Another reason public relations is dead - experts on Twitter

Imagine if you asked public relations practitioners 15 years ago about the Internet. Most said it was a fad and stick with press releases. Today on LinkedIn, when newspapers and magazines are as rare as the rarest endangered species, the alleged public relations experts who frequent this site still ask questions like, “What date do you put in a press release and when to send it,” or “Does anyone have a media contact for XXXX”. Seriously. These are people getting $200 per hour on the average to consult with clients.

I posted this question July 7, Has Twitter replaced television, radio and print as the world’s major advertising and public relations medium?

Realize Twitter ranks higher than any publication, Wall Street Journal, Huffington Post. It is ranking #20 on Alexa today, just behind Google, Yahoo, Facebook, Microsoft, MySpace and a couple Chinese sites I can’t decipher.

It is the largest social media out there – more than CNN and TMZ combined. It has millions of visitors per day. Yet, in answer to the question, I got a simple – “No.” Here’s some more insight from wizened PR professionals you hire or pay for, “it seems outrageous to imagine Twitter becoming the dominant medium. On the face of it the answer would have to be no by almost any/every measure.” Now from an alleged futurist and one of LinkedIn’s most highly rewarded with Best Answers expert, “No, it has replaced junk mail and spam email. Twitter is the biggest spam machine on the planet.”

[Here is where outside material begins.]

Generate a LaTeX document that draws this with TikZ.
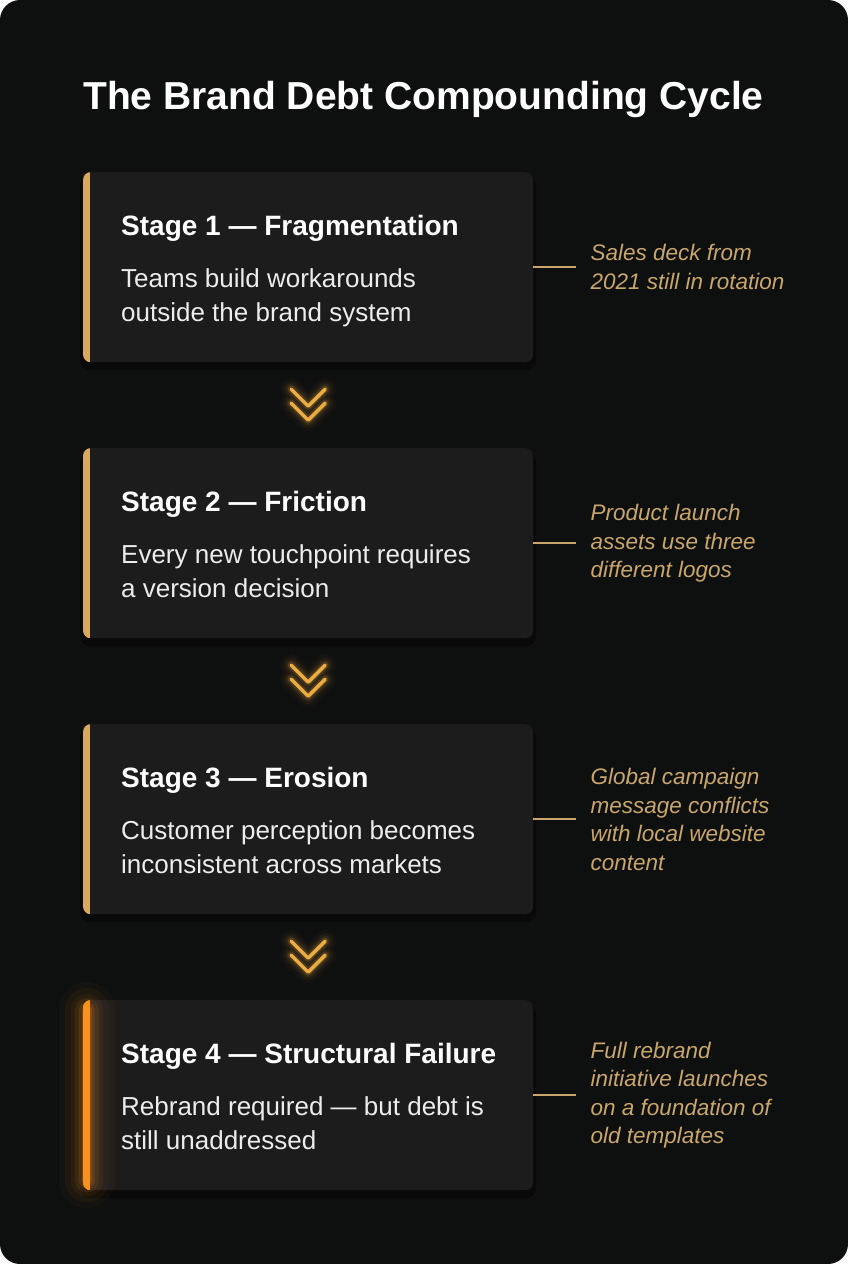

Most of those answering the question have dismissed Twitter:

“I see it as a "fade", Twitter has brought to the fore-front applications that allow you to make (simple post, yet "broadcast" this too the numerous vehicles you maintain.”

“No. I think it's still too early in the game to give Twitter that much credit”

“Not only is any answer premature, so is the question at this point”.

“To my eyes, there are still too many people asking "What *is* Twitter?"”

“…but great swaths of our global population don't own phones, computers, have broadband access, or know the first thing about social media. Television, print, and radio still connect.”

“No, not by a long shot, in my opinion”

“I think it is important to call out a few written articles regarding Generation Y's rejection of Twitter.”

“Twitter replacing TV. No way.”

“Gosh no. It's the flavor of the day... or for a little while at least. Maybe flavor of the next couple years?”

“When you are too far ahead of the curve, you are over the horizon. Two years ago was too early to effectively use YouTube. I would suggest the same thing with Twitter: too soon and not enough users. I have seen the growth stats, but the % of people using Twitter efffectively is low, and the number of people not using it much (if at all) after joining is pretty high. And the % of people dropping out is relatively high.

“Twitter is barely out of the nursery ward and it's 24/7 spam and empty banter. Where will it be in a year?”

“I think we've yet to see whether Twitter will be much more than a flash in the pan.”

“While TV, radio and print, would still be the dinosaurs of advertising and PR, new media such as internet and allied services would definitely take a small pie of the chunk, And twitter is a little intrusive in nature, so maybe after a while the fad will annoy people.”

“No. Guess it still has a long way to go yet.”

“No. Twitter is full of spam, so it may have replaced some of the e-mail spam that is now getting filtered out”

“Here's a question: If ALL of the marketing/tech/"thinker" people who continually extole the virtues of Twitter would FOR ONE DAY not give Twitter free publicity by overhyping the overhype, everyone MIGHT realize that Twitter is JUST A TOOL in a world of tools. This isn't directed at anyone in particular, but let's GET OVER IT! Put it in your bag of tricks and offer it to clients where it makes sense. Lets find something new to slobber all over.
Officially Over-Tweetified”

“Compare numbers, as in how many people watch TV, listen to the radio, and read newspapers, as against Twitter users. Well, if target-specific marketing is considered, Twitter still wouldn't have enough numbers of any segment... I am sure any mass consumer brand wouldn't leave traditional mediums, not TV at least, to come online.”

This explains why your company has not adopted Marketing Sociologist thought. If your public relations counselors are giving you this information, your company is in a world of trouble.

As author Williams James said, “Any new theory is first attacked as absurd. Then it is admitted to be true but obviously insignificant. Finally, it is seen to be so important that its adversaries claim that they, themselves, have discovered it.”